Cara oculta de la violencia

Cara oculta de la violencia

TONY PÉREZ
Tras decenas de reportajes sobre los barrios de la Capital que me publicó Hoy a principio de este siglo, comentaba en la redacción y otros corrillos que la nuestra es una sociedad hipócrita y altanera que suele sacarle la lengua a sus miserias y para colmo tirarle encima un manto de plomo porque cree que ocultándolas dejan de existir.

Las historias desnudaban el creciente empobrecimiento que nos arropa por los cuatro costados y, sobre todo, la indiferencia absoluta del Estado que no proveé servicios básicos mínimos para la vida con dignidad, más la sordera de la otra sociedad dominicana chica que vive paralela y no quiere embarrarse de machepismo.

Como se ve, pusimos en primer plano una agresión sistemática de una parte de la población apegada al poder del dinero contra otra que está abajo sin los pesos para la comida del día pero que constituye poderosa mayoría.

Aunque un amigo periodista, poeta de una provincia oriental para más señas, me advertía sin tregua y con sonrisa socarrona que me olvidara de los pobres porque eso se pega, siempre le respondía que tal olvido podría ser fatal para todo el pueblo y que cada quien debería aportar para construir una sociedad que se sienta orgullosa de su desarrollo humano.

El haber vivido la experiencia del barrio hacinado hasta lo insufrible y abandonado hasta avergonzar; el haber nacido y crecido en Pedernales, en la frontera con Haití, me habían convencido de una sociedad en camino firme hacia la desintegración.

Le contaba al amigo que el hambre y el hacinamiento que acecha los barrios del norte, este y oeste de la ciudad provocarían oleadas humanas hacia el centro, mientras que subirían a su encuentro los niños, niñas y adolescentes que conviven con las ratas en los arrecifes del litoral sur, a un par de metros del boato del malecón.

Entonces, formarían un círculo de hierro hasta exprimir a los indiferentes.

Las denuncias contenidas en los reportajes movilizaron a algunas instituciones y motivaron comentarios diversos en parte del liderazgo comunitario y nacional. Pero fue insuficiente.

Todo pareció más operativo de emergencia que una respuesta a un problema estructural que exige atención integral y continua a través de políticas públicas.
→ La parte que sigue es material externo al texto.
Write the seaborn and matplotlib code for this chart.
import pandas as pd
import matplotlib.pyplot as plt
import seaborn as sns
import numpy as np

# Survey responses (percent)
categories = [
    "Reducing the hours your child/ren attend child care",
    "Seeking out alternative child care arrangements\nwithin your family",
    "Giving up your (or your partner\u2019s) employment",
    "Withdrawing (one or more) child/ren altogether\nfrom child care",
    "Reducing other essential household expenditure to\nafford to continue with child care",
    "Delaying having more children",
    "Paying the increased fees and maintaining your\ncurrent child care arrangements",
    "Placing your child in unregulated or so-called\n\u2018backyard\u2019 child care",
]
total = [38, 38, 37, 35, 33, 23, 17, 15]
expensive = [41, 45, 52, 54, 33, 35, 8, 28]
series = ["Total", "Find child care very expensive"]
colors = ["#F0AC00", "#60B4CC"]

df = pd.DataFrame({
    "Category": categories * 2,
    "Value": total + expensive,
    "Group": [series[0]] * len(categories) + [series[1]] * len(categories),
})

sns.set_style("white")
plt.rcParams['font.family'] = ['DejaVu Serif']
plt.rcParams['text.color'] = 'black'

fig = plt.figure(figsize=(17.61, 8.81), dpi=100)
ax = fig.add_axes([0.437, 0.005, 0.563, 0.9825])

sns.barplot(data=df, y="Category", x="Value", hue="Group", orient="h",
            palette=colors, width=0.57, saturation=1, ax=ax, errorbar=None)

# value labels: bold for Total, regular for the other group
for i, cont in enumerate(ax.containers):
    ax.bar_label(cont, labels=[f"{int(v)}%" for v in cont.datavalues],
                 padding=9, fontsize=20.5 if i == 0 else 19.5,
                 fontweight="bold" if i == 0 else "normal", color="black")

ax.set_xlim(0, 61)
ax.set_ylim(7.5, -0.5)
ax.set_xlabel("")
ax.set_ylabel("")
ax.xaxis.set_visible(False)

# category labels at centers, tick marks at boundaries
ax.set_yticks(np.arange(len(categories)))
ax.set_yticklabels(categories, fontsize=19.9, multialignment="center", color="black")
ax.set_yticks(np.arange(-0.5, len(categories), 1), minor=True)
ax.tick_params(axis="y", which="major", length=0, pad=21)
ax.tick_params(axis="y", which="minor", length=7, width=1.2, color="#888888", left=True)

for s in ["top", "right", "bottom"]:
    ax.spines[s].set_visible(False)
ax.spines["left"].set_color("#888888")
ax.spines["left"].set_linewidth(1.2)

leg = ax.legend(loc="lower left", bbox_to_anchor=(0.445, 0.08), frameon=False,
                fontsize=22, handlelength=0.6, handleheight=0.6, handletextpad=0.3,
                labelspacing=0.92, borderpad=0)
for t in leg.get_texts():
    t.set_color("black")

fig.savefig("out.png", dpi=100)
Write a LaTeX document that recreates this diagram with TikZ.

El barrio no es asumido como un espacio vital donde la cultura nuestra se construye cada día y preservan con orgullo lo que hemos sepultado en los residenciales; donde pasar el café y la comidita calientes al vecino se resiste a la desaparición, igual que la solidaridad; donde el dominó en plena calle (no hay más espacio) amortigua la rabia que provoca la inequidad; donde aún amanecen en los velorios y lloran a los amigos; donde aún es posible vivir sin poses.

Al barrio lo asocian con un estigma que a veces ayudamos a construir los periodistas.

 El barrio es el pobre, el pobre es el holgazán, el delincuente, el violador, el ladrón, el matón, el loco, el enfermo, el corrupto, el preso durante 20 años por robarse un pollo.

Es todo, menos un espacio digno donde viven seres humanos.

Y así no podemos. Cierto que también es un escenario vulnerable, dado el abandono histórico que ha sufrido y que por las precarias condiciones materiales de existencia, su gente está expuesta a todo: desde el político que le cambia el voto por media botella de ron o una libra de frijoles, hasta el narco que en su yipetón le visita desde los sectores ricos y distribuye porciones de drogas entre jóvenes para integrarlos a su mercado y el poli que recibe a diario su peaje como chantaje. Es verdad que tiene su carga de violencia.

Pero es una violencia por contagio que le llevaron otros que no son pobres, aunque ello no lo excluye de responsabilidades.

Una violencia que de paso tampoco resolverá la Policía, aunque haya un agente y una cárcel por cada habitante.

Lejos de enfoques tubulares y politizados, la solución del problema debe ser integral. Un compromiso de todos, todas, porque la población general ha sido responsable por comisión u omisión. Y está en riesgo.